Dagli studi precedenti e dalle sperimentazioni sui modelli animali è noto che i mesangioblasti, cellule staminali normalmente associate ai vasi sanguigni, sono in grado di diffondersi facilmente nell’organismo e fondersi con il tessuto muscolare rigenerandolo (terapia cellulare). Negli stadi avanzati, però, questo trattamento si era finora rivelato poco efficace a causa della difficoltà di penetrare fra le fibre muscolari. La degenerazione, infatti, è accompagnata da un processo di infiammazione seguito dalla cicatrizzazione del tessuto che ostacola l’apporto di sangue (e quindi di ossigeno) ai muscoli. Con il progredire della Dmd, quindi, le fibre muscolari vengono sostituite con tessuto adiposo e connettivo, e quelle rimaste integre risultano bersagli irraggiungibili per la terapia cellulare.
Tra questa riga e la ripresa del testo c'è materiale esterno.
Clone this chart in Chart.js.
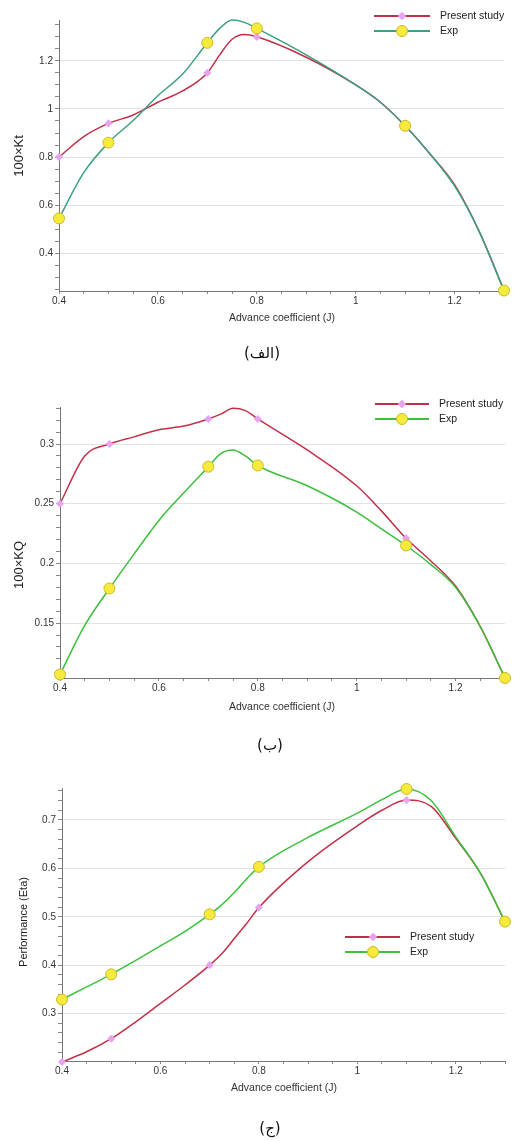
<!DOCTYPE html>
<html lang="fa">
<head>
<meta charset="UTF-8">
<title>Propeller performance curves</title>
<script src="https://cdn.jsdelivr.net/npm/chart.js@4.4.1/dist/chart.umd.min.js"></script>
<style>
  body { margin: 0; background: #fff; font-family: "Liberation Sans", Arial, sans-serif; }
  #page { position: relative; width: 515px; height: 1141px; overflow: hidden; }
  .box { position: absolute; left: 0; width: 515px; }
  .ytitle { position: absolute; color: #222; white-space: nowrap; transform: translate(-50%, -50%) rotate(-90deg); }
  .xtitle { position: absolute; font-size: 10.5px; color: #333; white-space: nowrap; transform: translate(-50%, -50%); }
  .caption { position: absolute; font-family: "DejaVu Sans", sans-serif; font-size: 15px; color: #111; transform: translate(-50%, -50%); direction: rtl; white-space: nowrap; }
  .legend { position: absolute; font-size: 10.5px; color: #222; }
  .legend .row { position: relative; height: 15px; line-height: 15px; white-space: nowrap; }
  .legend .ln { position: absolute; top: 7px; height: 1.6px; }
  .legend .mk { position: absolute; }
  .legend .tx { position: absolute; top: 0; }
</style>
</head>
<body>
<div id="page">
  <div class="box" style="top:0;height:330px"><canvas id="ktChart"></canvas></div>
  <div class="box" style="top:380px;height:330px"><canvas id="kqChart"></canvas></div>
  <div class="box" style="top:770px;height:330px"><canvas id="etaChart"></canvas></div>

  <div class="ytitle" style="left:18px;top:156px;font-size:13px">100×Kt</div>
  <div class="xtitle" style="left:282px;top:317px">Advance coefficient (J)</div>
  <div class="caption" style="left:262px;top:353px">(الف)</div>

  <div class="ytitle" style="left:18px;top:565px;font-size:13px">100×KQ</div>
  <div class="xtitle" style="left:282px;top:706px">Advance coefficient (J)</div>
  <div class="caption" style="left:270px;top:745px">(ب)</div>

  <div class="ytitle" style="left:23px;top:922px;font-size:11px">Performance (Eta)</div>
  <div class="xtitle" style="left:284px;top:1087px">Advance coefficient (J)</div>
  <div class="caption" style="left:270px;top:1128px">(ج)</div>
</div>

<script>
// measured points (markers)
const jPoints = [0.4, 0.5, 0.7, 0.8, 1.1, 1.3];
const ktPresent = [0.80, 0.94, 1.15, 1.30, 0.93, 0.245];
const ktExp = [0.545, 0.86, 1.275, 1.335, 0.93, 0.245];
const kqPresent = [0.25, 0.30, 0.321, 0.321, 0.221, 0.104];
const kqExp = [0.107, 0.179, 0.281, 0.282, 0.215, 0.104];
const etaPresent = [0.20, 0.248, 0.40, 0.519, 0.741, 0.49];
const etaExp = [0.329, 0.381, 0.505, 0.603, 0.764, 0.49];

// fitted curves
const jCurve = [0.4, 0.45, 0.5, 0.55, 0.6, 0.65, 0.7, 0.725, 0.75, 0.775, 0.8, 0.9, 1.0, 1.05, 1.1, 1.15, 1.2, 1.25, 1.3];
const ktPresentCurve = [0.80, 0.885, 0.94, 0.975, 1.028, 1.075, 1.15, 1.225, 1.29, 1.31, 1.30, 1.215, 1.10, 1.028, 0.93, 0.814, 0.685, 0.49, 0.245];
const ktExpCurve = [0.545, 0.735, 0.86, 0.952, 1.055, 1.145, 1.275, 1.335, 1.37, 1.36, 1.335, 1.225, 1.10, 1.028, 0.93, 0.814, 0.68, 0.49, 0.245];
const kqPresentCurve = [0.25, 0.29, 0.30, 0.306, 0.312, 0.315, 0.321, 0.325, 0.33, 0.328, 0.321, 0.295, 0.265, 0.244, 0.221, 0.202, 0.181, 0.147, 0.104];
const kqExpCurve = [0.107, 0.148, 0.179, 0.208, 0.236, 0.259, 0.281, 0.292, 0.295, 0.29, 0.282, 0.265, 0.243, 0.229, 0.215, 0.199, 0.18, 0.147, 0.104];
const etaPresentCurve = [0.20, 0.221, 0.248, 0.283, 0.321, 0.359, 0.40, 0.424, 0.455, 0.486, 0.519, 0.614, 0.688, 0.72, 0.741, 0.728, 0.662, 0.59, 0.49];
const etaExpCurve = [0.329, 0.355, 0.381, 0.41, 0.44, 0.47, 0.505, 0.525, 0.55, 0.578, 0.603, 0.664, 0.714, 0.742, 0.764, 0.74, 0.665, 0.59, 0.49];

const seriesNames = ['Present study', 'Exp'];
const xLabels = [0.4, 0.6, 0.8, 1, 1.2];

const RED = '#c23048';
const PINK = '#e8a2f2';
const YELLOW = '#f6ea3c';
const YELLOW_EDGE = '#cdb82a';

function isMultiple(v, step) {
  const r = v / step;
  return Math.abs(r - Math.round(r)) < 1e-6;
}
function fmt(v) {
  return String(parseFloat(v.toFixed(3)));
}
function pairs(xs, ys) {
  return xs.map((x, i) => ({ x: x, y: ys[i] }));
}

function makeChart(id, cfg) {
  const ctx = document.getElementById(id);
  return new Chart(ctx, {
    type: 'line',
    data: {
      datasets: [
        { data: pairs(jCurve, cfg.presentCurve), borderColor: RED, borderWidth: 1.5, pointRadius: 0,
          cubicInterpolationMode: 'monotone', clip: false, order: 2 },
        { data: pairs(jCurve, cfg.expCurve), borderColor: cfg.green, borderWidth: 1.5, pointRadius: 0,
          cubicInterpolationMode: 'monotone', clip: false, order: 1 },
        { data: pairs(jPoints, cfg.present), showLine: false, pointStyle: 'rectRot', pointRadius: 3.8,
          pointBackgroundColor: PINK, pointBorderColor: PINK, pointBorderWidth: 0.5, clip: false, order: 0 },
        { data: pairs(jPoints, cfg.exp), showLine: false, pointStyle: 'circle', pointRadius: 5.5,
          pointBackgroundColor: YELLOW, pointBorderColor: YELLOW_EDGE, pointBorderWidth: 1, clip: false, order: -1 }
      ]
    },
    options: {
      responsive: true,
      maintainAspectRatio: false,
      animation: false,
      events: [],
      layout: { padding: { top: cfg.padTop, right: cfg.padRight, left: 0, bottom: 0 } },
      plugins: { legend: { display: false }, tooltip: { enabled: false } },
      scales: {
        x: {
          type: 'linear', min: 0.4, max: 1.3,
          border: { color: '#777', width: 1 },
          grid: { drawOnChartArea: false, tickLength: 3, tickColor: '#888' },
          afterFit: s => { s.height = cfg.xHeight; },
          ticks: {
            stepSize: 0.05, autoSkip: false, maxRotation: 0, padding: 1,
            color: '#333', font: { size: 10, family: 'Liberation Sans' },
            callback: v => xLabels.some(t => Math.abs(t - v) < 1e-6) ? fmt(v) : ''
          }
        },
        y: {
          type: 'linear', min: cfg.yMin, max: cfg.yMax,
          border: { color: '#777', width: 1 },
          grid: {
            tickLength: 4, tickColor: '#888', lineWidth: 1,
            color: c => (c.tick && isMultiple(c.tick.value, cfg.yMajor)) ? '#e3e3e3' : 'rgba(0,0,0,0)'
          },
          afterFit: s => { s.width = cfg.yWidth; },
          ticks: {
            stepSize: cfg.yMinor, autoSkip: false, padding: 2, includeBounds: false,
            color: '#333', font: { size: 10, family: 'Liberation Sans' },
            callback: v => isMultiple(v, cfg.yMajor) ? fmt(v) : ''
          }
        }
      }
    }
  });
}

makeChart('ktChart', {
  present: ktPresent, exp: ktExp, presentCurve: ktPresentCurve, expCurve: ktExpCurve,
  green: '#3aa07e', yMin: 0.243, yMax: 1.37, yMajor: 0.2, yMinor: 0.05,
  padTop: 20, padRight: 11, xHeight: 39, yWidth: 59
});
makeChart('kqChart', {
  present: kqPresent, exp: kqExp, presentCurve: kqPresentCurve, expCurve: kqExpCurve,
  green: '#3cbf3c', yMin: 0.104, yMax: 0.331, yMajor: 0.05, yMinor: 0.01,
  padTop: 27, padRight: 10, xHeight: 32, yWidth: 60
});
makeChart('etaChart', {
  present: etaPresent, exp: etaExp, presentCurve: etaPresentCurve, expCurve: etaExpCurve,
  green: '#3cc23c', yMin: 0.202, yMax: 0.766, yMajor: 0.1, yMinor: 0.02,
  padTop: 18, padRight: 10, xHeight: 39, yWidth: 62
});

// legends
function addLegend(left, top, green, lineW) {
  const lg = document.createElement('div');
  lg.className = 'legend';
  lg.style.left = left + 'px';
  lg.style.top = top + 'px';
  const rows = [
    { name: seriesNames[0], color: RED, mk: 'width:6px;height:6px;background:' + PINK + ';transform:rotate(45deg);top:4.5px;left:' + (lineW / 2 - 3) + 'px' },
    { name: seriesNames[1], color: green, mk: 'width:10px;height:10px;border-radius:50%;background:' + YELLOW + ';border:1px solid ' + YELLOW_EDGE + ';top:1.5px;left:' + (lineW / 2 - 6) + 'px' }
  ];
  rows.forEach(r => {
    const row = document.createElement('div');
    row.className = 'row';
    row.innerHTML = '<span class="ln" style="left:0;width:' + lineW + 'px;background:' + r.color + '"></span>' +
      '<span class="mk" style="' + r.mk + '"></span>' +
      '<span class="tx" style="left:' + (lineW + 10) + 'px">' + r.name + '</span>';
    lg.appendChild(row);
  });
  document.getElementById('page').appendChild(lg);
}
addLegend(374, 8, '#3aa07e', 56);
addLegend(375, 396, '#3cbf3c', 54);
addLegend(345, 929, '#3cc23c', 55);
</script>
</body>
</html>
Per superare l’ostacolo, i ricercatori hanno modificato geneticamente le cellule derivanti dai tendini (i fibroblasti), in modo da far loro esprimere la proteina metalloproteasi 9 (Mmp9), una molecola in grado di degradare il collagene che si accumula fra le fibre in degenerazione. Le cellule sono state iniettate nei topi, insieme a un fattore di crescita derivante dalla placenta (Pgif), noto per la sua caratteristica di indurre la formazione di nuovi vasi sanguigni. Questa doppia azione ha consentito ai mesangioblasti di entrare più facilmente a contatto con le fibre muscolari e di dare avvio alla loro rigenerazione. Il prossimo passo sarà verificare se nell’organismo umano il trattamento avrà la stessa efficacia: nei topi, infatti, la rigenerazione delle fibre muscolari continua parzialmente anche nelle fasi più avanzate della distrofia. (s.s.)